Давление не снижается, вернее, снизилось чуть — чуть. Как я сюда рвался, а приехал — тоска. Выдерживать эту жизнь можно, лишь периодически выпадая из нее. Если же этот путь заказан, становится невмоготу. Существование без большой цели, без захваченности чем‑либо для меня непереносимо. Я исчерпал ряд тем: прошлое, детство, природа, и сейчас рассказы возникают у меня случайно — от внешнего толчка, а не ползут, как фарш из мясорубки, от естественной и безостановочной работы душевной жизни. И вообще, мне плохо думается и не работается сейчас. Но не давление тому виной, напротив, повышенное давление — следствие этого душевного кризиса.
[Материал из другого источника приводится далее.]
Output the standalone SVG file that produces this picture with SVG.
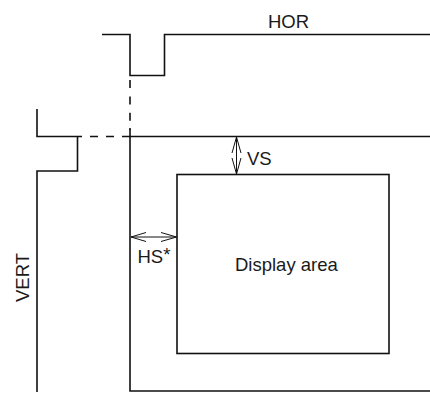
<svg xmlns="http://www.w3.org/2000/svg" width="430" height="394" viewBox="0 0 430 394">
<style>
.l{fill:none;stroke:#111;stroke-width:1.6}
.d{stroke-dasharray:8 8.400}
.a{fill:none;stroke:#111;stroke-width:1}
.t{font-family:"Liberation Sans",Arial,sans-serif;font-size:18.500px;fill:#1a1a1a}
</style>
<rect width="430" height="394" fill="#fff"/>
<g id="connectors">
<path class="l" d="M102 34.500H130V75.500H164.500V34.500H430"/>
<path class="l d" d="M130 80V130"/>
<path class="l" d="M130 128V391H430"/>
<path class="l" d="M37 109V136.500H77.500V171H37V392"/>
<path class="l" d="M130 136.500H78" style="stroke-dasharray:8 8"/>
<path class="l" d="M130 136.500H430"/>
<path class="a" d="M236.500 137V174"/>
<path class="a" d="M236.500 137L232 153M236.500 137L241 153M236.500 174L232 158M236.500 174L241 158"/>
<path class="a" d="M131 237H176.500"/>
<path class="a" d="M131 237L146 232.500M131 237L146 241.500M176.500 237L161 232.500M176.500 237L161 241.500"/>
</g>
<g id="display-area">
<rect class="l" x="177" y="174.500" width="212" height="179"/>
<text class="t" x="235" y="271">Display area</text>
</g>
<g id="labels">
<text class="t" x="268" y="28">HOR</text>
<text class="t" x="247" y="165">VS</text>
<text class="t" x="137.500" y="263">HS<tspan dy="-2">*</tspan></text>
<text class="t" transform="translate(28.500 302) rotate(-90)">VERT</text>
</g>
</svg>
Ну вот, докатился, дотрюхал до шестидесяти двух лет. Почти на бровях: с инфарктом, блокадой ножки, стенокардией, гипертонией, остеохондрозом. О глухоте и контрактуре я и не говорю. Наверное, я уже умер и существую искусственно — на лекарствах, каждое утро принимаю жменю. Не слиш ком живой труп. Но если я найду новую, важную для меня тему, то оплывшая свеча еще потеплится. Так просто я жить не умею, это вне всяких сомнений. Последняя надежда на лето. Калязта с торчащей из воды колокольней, а может, и северные городки должны мне дать заряд. Я еще способен радоваться человеку, интересоваться человеком. Но Боже упаси, раззуживать в себе искусственный интерес к чему-либо. Это годится для кино, для разных литературных игр, но только не для прозы.
Скучно встретили день рождения. Позвали «ребят». Те почему‑то ужасно стеснялись. У Вениаминыча «паркинсон» перешел в пляску св. Витта, а Горбунов потерял дар речи. Каждые десять минут звонила дежурная и предупреждала, что гостям пора ехать. Никогда подобного не бывало. Это не просто хамство, а игра в «наведение порядка». Новый главврач демонстрирует свою волю и власть. Воровал и валялся голым в снегу его предшественник, но репрессии обрушились на отдыхающих. «Так и во всем всегда», — писал Галактион Табидзе…
Читаю переписку Л. Толстого. Крепко же боялся он смерти, сколько ни уверял себя в обратном. И как хотелось ему преодолеть этот страх, порой он почти убеждал себя, что ничуть не боится и приемлет, и тому подобное, а внутри всё дрожало жалкой дрожью. И Лесков боялся, а Фет так прямо с ума сходил от ужаса. Не знаю, как обстояло с этим у Достоевского, однажды уже перенесшего смерть. Толстой, Лесков, Фет не просто боялись смерти, всё их существование в старости было наполнено предчувствием смерти, невыносимой тоской перед неизбежным. Скучная штука! А где же те деревья, о которых Тютчев писал:
Похоже, что как раз сам Тютчев был таким деревом.
Письмо Горького Толстому (неотосланное): такое праведное, справедливое, умное, неоспоримое и… нищенское. Теперь‑то мы знаем, чего стоили все эти пресловутые «жертвы». И как ни крути, а ничего, кроме личного самоусовершествования, нету. Пусть утопия, но хоть безвредная, в отличие от остальных способов улучшить человечество — преступных и столь же тщетных. Впрочем, от самоусовершенствования есть какой‑то толк: в мире становится чуть меньше мерзавцев, все остальные пути ведут лишь к усилению рабства. Глумились, глумились над философией Толстого, а он оказался дальновидней всех. А трудно ему было с окружающими. Никто ни черта не понимал, ухватывали форму, а не суть, всё доводили до глупости, до мелководного расплыва собственного ничтожества. А рядом, кость к кости, — страшная мещанка шекспировского масштаба.